I decide this is probably an automated phone issue, so I go online. I have to register online as well. Okay, so I do that and now I have the same problem, I need a UK postcode. There is no mention of why (perhaps a security problem?), so in the end I have to register a friend’s credit card and pay her back. This is all because I can only top-up my account in a Carphone Warehouse shop and it was a Sunday. So, basically, I am saying “I would like to give you money to use your frankly crappy service and pay you even more money” and they’re saying “sorry, we can’t be bothered to make it easy for you”. It’s not smart.
But it gets worse. I go into a Carphone Warehouse shop and ask for a top-up. That all goes fine and the saleswoman chirpily asks me how I am enjoying the Mobile World service (clearly expecting me to say that it is great). “It’s rubbish,” I say and explain why. “I’m going to port my number to another carrier.”

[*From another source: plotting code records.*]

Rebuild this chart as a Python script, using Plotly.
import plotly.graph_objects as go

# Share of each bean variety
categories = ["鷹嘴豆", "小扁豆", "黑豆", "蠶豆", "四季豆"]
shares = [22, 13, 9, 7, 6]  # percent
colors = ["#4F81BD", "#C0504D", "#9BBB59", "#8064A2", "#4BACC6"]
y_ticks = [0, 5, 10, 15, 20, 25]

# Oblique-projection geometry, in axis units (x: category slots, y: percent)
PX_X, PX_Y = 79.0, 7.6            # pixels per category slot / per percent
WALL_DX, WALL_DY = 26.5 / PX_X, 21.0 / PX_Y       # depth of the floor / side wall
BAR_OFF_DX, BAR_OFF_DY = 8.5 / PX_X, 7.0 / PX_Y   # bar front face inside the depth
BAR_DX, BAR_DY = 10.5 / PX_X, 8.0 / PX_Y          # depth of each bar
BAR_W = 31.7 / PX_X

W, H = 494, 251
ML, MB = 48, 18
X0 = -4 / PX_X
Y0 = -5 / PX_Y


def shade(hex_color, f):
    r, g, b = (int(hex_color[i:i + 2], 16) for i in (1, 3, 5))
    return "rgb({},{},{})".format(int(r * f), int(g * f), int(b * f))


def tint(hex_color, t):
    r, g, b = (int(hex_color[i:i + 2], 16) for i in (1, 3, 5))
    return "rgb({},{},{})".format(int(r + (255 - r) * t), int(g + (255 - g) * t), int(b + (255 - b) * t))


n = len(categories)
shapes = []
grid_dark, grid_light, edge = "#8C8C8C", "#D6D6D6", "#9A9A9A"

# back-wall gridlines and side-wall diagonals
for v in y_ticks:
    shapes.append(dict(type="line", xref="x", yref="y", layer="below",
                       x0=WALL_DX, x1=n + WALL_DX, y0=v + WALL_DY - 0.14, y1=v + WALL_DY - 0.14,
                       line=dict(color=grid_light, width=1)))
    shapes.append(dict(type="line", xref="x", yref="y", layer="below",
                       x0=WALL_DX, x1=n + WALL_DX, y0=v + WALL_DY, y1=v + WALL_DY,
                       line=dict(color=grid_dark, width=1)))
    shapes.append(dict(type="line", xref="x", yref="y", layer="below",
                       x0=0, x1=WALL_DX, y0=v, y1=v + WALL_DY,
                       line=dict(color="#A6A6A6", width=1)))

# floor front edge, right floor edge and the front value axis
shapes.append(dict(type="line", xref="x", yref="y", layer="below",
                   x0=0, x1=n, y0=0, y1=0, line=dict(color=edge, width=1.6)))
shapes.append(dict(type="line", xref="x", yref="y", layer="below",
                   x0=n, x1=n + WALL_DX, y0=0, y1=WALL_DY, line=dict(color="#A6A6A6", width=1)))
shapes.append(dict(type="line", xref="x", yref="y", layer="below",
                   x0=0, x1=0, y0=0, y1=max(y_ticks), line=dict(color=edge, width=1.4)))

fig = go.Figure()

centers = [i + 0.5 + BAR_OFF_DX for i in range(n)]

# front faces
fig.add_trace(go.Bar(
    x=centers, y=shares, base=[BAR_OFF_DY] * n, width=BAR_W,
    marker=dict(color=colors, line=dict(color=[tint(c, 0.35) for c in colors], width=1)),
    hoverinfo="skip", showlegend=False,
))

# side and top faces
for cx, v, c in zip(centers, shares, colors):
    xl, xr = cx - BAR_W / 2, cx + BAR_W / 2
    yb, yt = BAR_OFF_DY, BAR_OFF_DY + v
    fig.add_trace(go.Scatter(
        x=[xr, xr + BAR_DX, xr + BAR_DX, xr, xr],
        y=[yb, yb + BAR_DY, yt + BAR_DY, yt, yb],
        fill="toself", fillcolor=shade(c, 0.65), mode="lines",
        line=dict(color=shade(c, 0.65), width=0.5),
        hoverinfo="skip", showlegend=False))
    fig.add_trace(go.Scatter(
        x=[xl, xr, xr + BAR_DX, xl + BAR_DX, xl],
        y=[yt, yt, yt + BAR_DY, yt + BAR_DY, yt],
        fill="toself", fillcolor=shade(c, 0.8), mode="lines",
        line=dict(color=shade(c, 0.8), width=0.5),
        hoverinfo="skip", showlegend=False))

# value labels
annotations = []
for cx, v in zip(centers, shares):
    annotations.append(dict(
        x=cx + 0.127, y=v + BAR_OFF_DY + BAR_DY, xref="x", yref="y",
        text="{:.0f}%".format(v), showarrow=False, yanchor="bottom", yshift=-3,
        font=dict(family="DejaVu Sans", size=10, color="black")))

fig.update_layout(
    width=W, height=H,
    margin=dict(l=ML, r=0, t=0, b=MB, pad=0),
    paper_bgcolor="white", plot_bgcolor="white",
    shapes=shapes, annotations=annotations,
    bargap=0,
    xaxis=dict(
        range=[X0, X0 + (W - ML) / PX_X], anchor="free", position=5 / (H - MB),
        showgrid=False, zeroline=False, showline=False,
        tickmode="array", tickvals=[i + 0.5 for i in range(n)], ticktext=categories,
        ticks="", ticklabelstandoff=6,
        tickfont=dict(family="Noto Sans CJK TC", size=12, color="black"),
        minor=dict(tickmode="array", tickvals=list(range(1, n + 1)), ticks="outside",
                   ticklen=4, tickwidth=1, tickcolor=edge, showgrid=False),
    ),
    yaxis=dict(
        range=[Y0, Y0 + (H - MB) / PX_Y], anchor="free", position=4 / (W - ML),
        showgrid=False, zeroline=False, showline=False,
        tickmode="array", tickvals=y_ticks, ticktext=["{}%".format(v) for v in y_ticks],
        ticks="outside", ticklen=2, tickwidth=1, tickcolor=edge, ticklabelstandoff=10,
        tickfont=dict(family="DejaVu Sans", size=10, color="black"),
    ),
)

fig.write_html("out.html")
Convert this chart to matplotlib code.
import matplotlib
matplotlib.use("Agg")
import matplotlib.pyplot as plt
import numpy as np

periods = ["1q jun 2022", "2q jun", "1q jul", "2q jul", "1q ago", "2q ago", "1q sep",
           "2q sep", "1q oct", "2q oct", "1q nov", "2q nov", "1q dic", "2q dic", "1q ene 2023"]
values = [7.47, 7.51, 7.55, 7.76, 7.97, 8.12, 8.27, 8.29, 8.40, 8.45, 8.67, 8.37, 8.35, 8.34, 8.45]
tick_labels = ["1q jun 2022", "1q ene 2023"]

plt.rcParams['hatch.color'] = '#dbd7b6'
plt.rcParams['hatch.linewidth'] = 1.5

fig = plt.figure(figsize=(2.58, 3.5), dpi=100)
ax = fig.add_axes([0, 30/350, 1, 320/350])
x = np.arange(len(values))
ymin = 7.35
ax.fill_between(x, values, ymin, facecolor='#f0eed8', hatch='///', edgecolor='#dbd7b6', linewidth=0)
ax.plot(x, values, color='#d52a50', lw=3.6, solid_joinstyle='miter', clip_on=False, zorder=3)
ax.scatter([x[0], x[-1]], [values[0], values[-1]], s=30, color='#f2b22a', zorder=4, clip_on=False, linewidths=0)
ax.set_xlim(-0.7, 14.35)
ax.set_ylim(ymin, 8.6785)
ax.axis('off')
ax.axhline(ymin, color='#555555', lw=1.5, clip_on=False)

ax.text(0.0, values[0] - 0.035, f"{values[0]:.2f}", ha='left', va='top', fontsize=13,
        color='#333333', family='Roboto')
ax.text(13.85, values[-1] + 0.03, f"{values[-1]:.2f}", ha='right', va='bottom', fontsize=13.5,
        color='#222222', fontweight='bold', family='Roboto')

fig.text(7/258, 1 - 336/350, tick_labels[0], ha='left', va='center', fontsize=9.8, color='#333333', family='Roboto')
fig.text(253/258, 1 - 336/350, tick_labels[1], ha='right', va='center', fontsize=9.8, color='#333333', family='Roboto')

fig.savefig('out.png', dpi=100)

“Don’t do that,” she says. “Write to them and tell them, because the more people that do that the better and they might change it”. But I’m in one of their shops and telling them here and now. She was my touch point - she should have apologised, agreed it was rubbish and told me she would pass my complaint on. Not make it my problem again.
The Ballad of Vodafone
So, I have a Vodafone SIM in Germany because, amazingly, I had a good experience with Vodafone in Australia. What a mistake and how can they foul this up so much when it is the same company? I always get sent about three spam text messages from Vodafone when I go overseas telling me I can charge-up my pre-pay account locally. Normally I ignore this, but as my UK one had run out, I decided to try this.

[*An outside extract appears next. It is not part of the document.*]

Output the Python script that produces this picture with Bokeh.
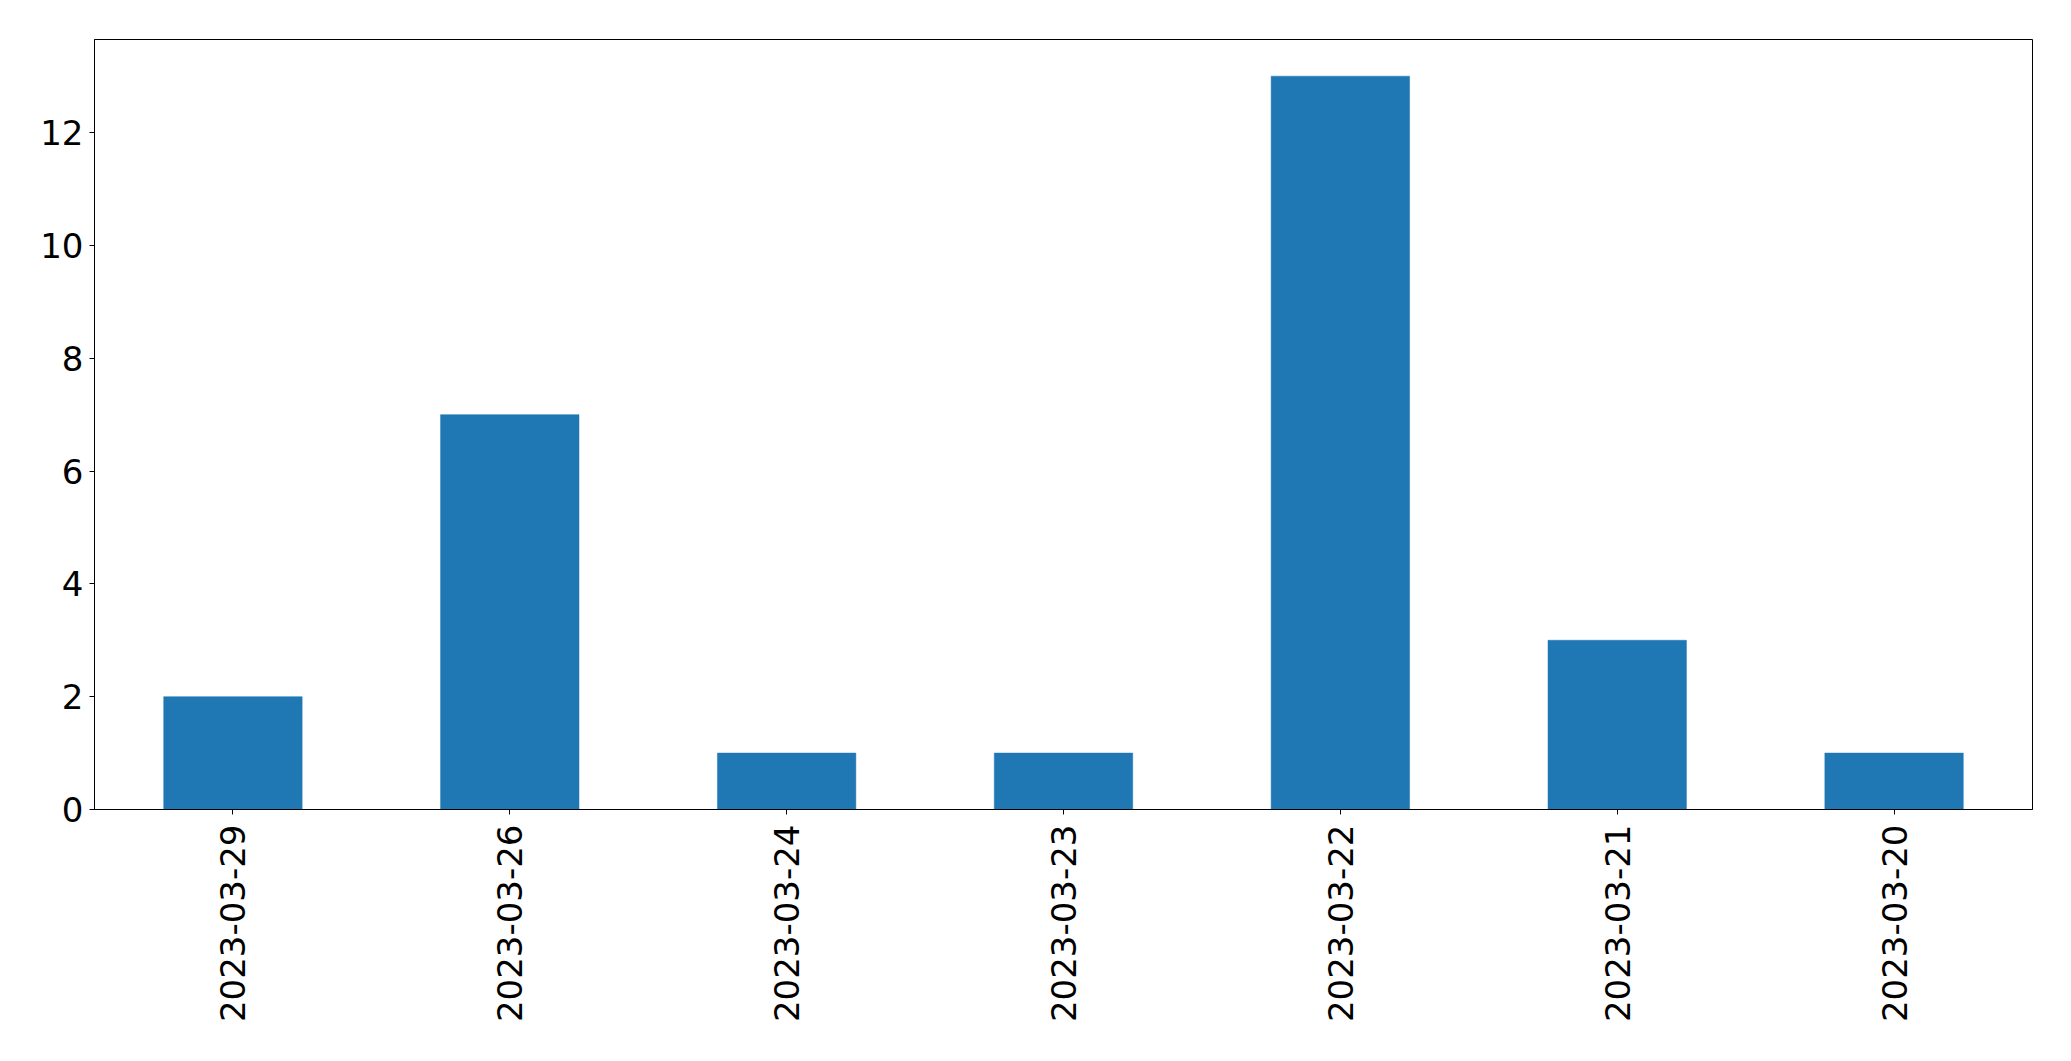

Carphone Warehouse (who claim to be able to top-up every network): “Ooh, no, sorry, I don’t really know. Maybe try a Vodafone centre.” Okay, that’s that. Enough from them.
Vodafone centre
“Can you top this German account up for me? I got sent a text message from Vodafone saying you could do this.”
“Yes, what’s the number?”
I give them my German number. The monkey on the computer behind the desk starts to scratch his head.
“Actually, I don’t really know if we can do it because if it doesn’t work you’ll want a refund and I don’t know how we will be able to do it.” Confident of their service then.
“Forget it,” I say and walk out of the shop shaking my head.
Note to mobile telcos
This is the age of the Internet. The Web. The Interweb to you grandad. I should be able to use any credit card from any country to charge up my mobile phone when roaming anywhere. That’s the whole point of a mobile lifestyle. It really can’t be that hard to get it right. Until then, you will continue to get a kicking and you’ll end up like Dell.
Vodafone Australia amazingly got it right (after a shaky start). They scrapped contracts, even for continued monthly billing. So no 12 or 24 month contracts. Why? I don’t know, but presumably the needed people to be able to switch to their new 3G services that cost them a fortune to set-up. In a counter-intuitive manner I stayed with them for years because I knew I could always leave.
After a while they called me and gave me (yes, for free) two V600i 3G handsets (I had two numbers with them) so I could spend more money on their services. I tried a few of the 3G things, they weren’t great, but a smart move by them to give me the handset.
It’s not hard to get this stuff right. The guy on the phone was super helpful, they even called me back about the second phone.